Today, these continental networks are deeper than ever and help explain why this university has more Nobel Prizes to its name - 92 - than any other institution. They also play a part in its success in turning research into good business. With more than 1,500 technology companies, employing nearly 60,000 people, it is the most successful innovation cluster in Europe.
The big question, then, for Boris is how much of this success is due to our membership of the EU? Let us be clear: Britain has been a science superpower since the dawn of the Enlightenment and our scientific temper will help us thrive either way. The issue, though, is whether we would be as strong as we could be, without the funding and the partnerships that we gain through the EU.
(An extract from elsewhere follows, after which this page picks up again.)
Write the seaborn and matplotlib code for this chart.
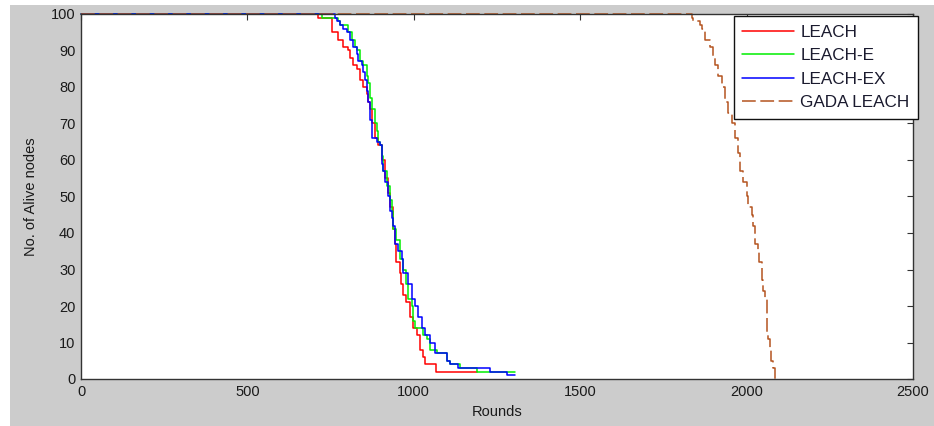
import matplotlib
matplotlib.use("Agg")
import matplotlib.pyplot as plt
import seaborn as sns
import pandas as pd
from matplotlib.patches import Rectangle

# ---- data (rounds at which alive-node count changes, and the count) ----
leach_rounds = [0, 712, 753, 773, 788, 803, 808, 818, 828, 838, 848, 858, 863, 868, 873, 883, 893, 903, 913, 923, 928,
                938, 943, 948, 958, 963, 968, 978, 988, 998, 1009, 1019, 1029, 1034, 1067, 1189]
leach_alive = [100, 99, 95, 93, 91, 90, 88, 86, 85, 82, 80, 78, 76, 74, 70, 66, 64, 60, 55, 51, 47,
               41, 37, 32, 29, 26, 23, 21, 17, 14, 12, 8, 6, 4, 2, 2]

leache_rounds = [0, 724, 773, 778, 803, 813, 823, 828, 838, 848, 858, 863, 868, 873, 883, 888, 893, 898, 903, 908, 918,
                 928, 933, 938, 948, 958, 968, 978, 983, 994, 999, 1004, 1029, 1039, 1049, 1069, 1099, 1109, 1139,
                 1189, 1304]
leache_alive = [100, 99, 98, 97, 95, 93, 91, 90, 87, 86, 83, 81, 77, 74, 70, 68, 65, 64, 61, 57, 53,
                49, 46, 41, 38, 33, 30, 26, 22, 20, 16, 14, 12, 11, 8, 7, 5, 4, 3,
                2, 2]

leachex_rounds = [0, 763, 768, 778, 788, 798, 808, 818, 828, 833, 843, 848, 853, 858, 863, 868, 873, 888, 898, 903, 908,
                  913, 923, 928, 934, 938, 943, 953, 964, 968, 983, 994, 1004, 1014, 1024, 1034, 1049, 1064, 1099,
                  1109, 1134, 1229, 1279, 1304]
leachex_alive = [100, 99, 98, 97, 96, 95, 93, 91, 89, 87, 86, 84, 82, 79, 76, 71, 66, 65, 64, 59, 57,
                 54, 50, 46, 44, 42, 37, 35, 33, 29, 26, 22, 20, 17, 14, 12, 10, 7, 5,
                 4, 3, 2, 1, 1]

gada_rounds = [0, 1835, 1840, 1860, 1865, 1875, 1890, 1900, 1905, 1915, 1925, 1935, 1945, 1955, 1965, 1975, 1980,
               1990, 2000, 2005, 2015, 2020, 2025, 2035, 2038, 2045, 2050, 2055, 2060, 2062, 2065, 2070, 2073,
               2078, 2085]
gada_alive = [100, 99, 98, 97, 96, 93, 91, 88, 86, 83, 80, 76, 73, 70, 66, 62, 57,
              54, 50, 47, 45, 42, 37, 35, 32, 27, 24, 22, 18, 13, 11, 8, 5,
              3, 0]

series_names = ["LEACH", "LEACH-E", "LEACH-EX", "GADA LEACH"]
x_ticks = [0, 500, 1000, 1500, 2000, 2500]
y_ticks = list(range(0, 101, 10))

sns.set_style("white")
plt.rcParams["font.family"] = ["Liberation Sans", "DejaVu Sans"]

fig = plt.figure(figsize=(9.34, 4.26), dpi=100, facecolor="white")
fig.patches.append(Rectangle((10 / 934, 0), 1 - 10 / 934, 1 - 5 / 426, transform=fig.transFigure,
                             facecolor="#cccccc", edgecolor="none", zorder=-10))
ax = fig.add_axes([81 / 934, 1 - 379 / 426, (913 - 81) / 934, (379 - 14) / 426])
ax.set_facecolor("white")

data = [
    (leach_rounds, leach_alive, "#ff0000", "-"),
    (leache_rounds, leache_alive, "#00ee00", "-"),
    (leachex_rounds, leachex_alive, "#0000ff", "-"),
    (gada_rounds, gada_alive, "#b4531f", "--"),
]
for name, (r, a, c, ls) in zip(series_names, data):
    df = pd.DataFrame({"Rounds": r, "Alive": a})
    kw = dict(drawstyle="steps-post")
    if ls == "--":
        kw["dashes"] = (9, 3)
    sns.lineplot(data=df, x="Rounds", y="Alive", ax=ax, color=c, linewidth=1.1, label=name,
                 estimator=None, sort=False, clip_on=False, **kw)

ax.set_xlim(0, 2500)
ax.set_ylim(0, 100)
ax.set_xticks(x_ticks)
ax.set_yticks(y_ticks)
ax.tick_params(direction="in", length=4, width=0.8, top=True, right=True, labelsize=10.5, pad=4)
ax.tick_params(axis="both", colors="#333333", labelcolor="#1a1a1a")
for s in ax.spines.values():
    s.set_visible(True)
    s.set_color("#333333")
    s.set_linewidth(1.0)

ax.set_xlabel("Rounds", fontsize=10.5, color="#1a1a1a", labelpad=5)
ax.set_ylabel("No. of Alive nodes", fontsize=10.5, color="#1a1a1a", labelpad=9)

handles, labels = ax.get_legend_handles_labels()
leg = ax.legend(handles, labels, loc="upper right", bbox_to_anchor=(918 / 934, 1 - 16 / 426),
                bbox_transform=fig.transFigure, borderaxespad=0, fancybox=False, framealpha=1,
                edgecolor="#111111", fontsize=12.3, handlelength=3.05, handletextpad=0.35,
                labelspacing=0.5, borderpad=0.5)
leg.get_frame().set_linewidth(1.0)
for t in leg.get_texts():
    t.set_color("#1a1a2e")

fig.savefig("out.png", dpi=100, facecolor=fig.get_facecolor())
European research funding offers a good example of how the EU can get things right - and of how the UK benefits from a seat at the table when the rules are framed in Brussels. We have successfully argued for EU research money only to flow to where the best science is done, regardless of geography or pork barrel pressures. And because of the excellence of our research base, we end up winning an outsized slice of EU research programmes.
The UK puts in about 12% of all EU funding yet wins about 15% of research funding, making us one of the largest beneficiaries of EU science programmes. In the latest funding round, we have to date secured 15.4%, second only behind Germany.
Britain’s universities flourish under this system. Cambridge topped the list of EU universities for participations in the most recent funding programme. And Oxford, Imperial College London and University College London occupied the next three positions.
Some argue that non-EU countries also benefit from EU science. But there is a big difference. They may be part of the European Research Area but they do not sit at the table when the European Council or Parliament set rules or decide budgets.
Of course, British scientists will be able to call for support from the UK government. Indeed, since 2010 we have protected the science budget at a time of significant savings elsewhere. But we should not pretend that replacing these rich additional European funding streams would be easy.
To keep our knowledge factories winning Nobel Prizes, we must in addition recognise that research is rarely a solitary undertaking or even a narrowly national one. Around half of UK research publications now involve cross-border collaborations. And EU countries are among our most crucial partners, representing nearly half of our overseas collaborations. Free movement of people makes it easier for our universities to attract the best talent.
I am not suggesting that Brexit would reverse 8 centuries of progress, returning ‘Silicon Fen’ to marshland. But those who want Britain to leave the EU must explain how they will sustain the same levels of investment and the same depth of partnership under different circumstances.
A vote to leave would be a leap into the dark that would put our status as a science superpower at risk. That is why I will be joining Boris in making a positive case for Britain’s future in a reformed EU.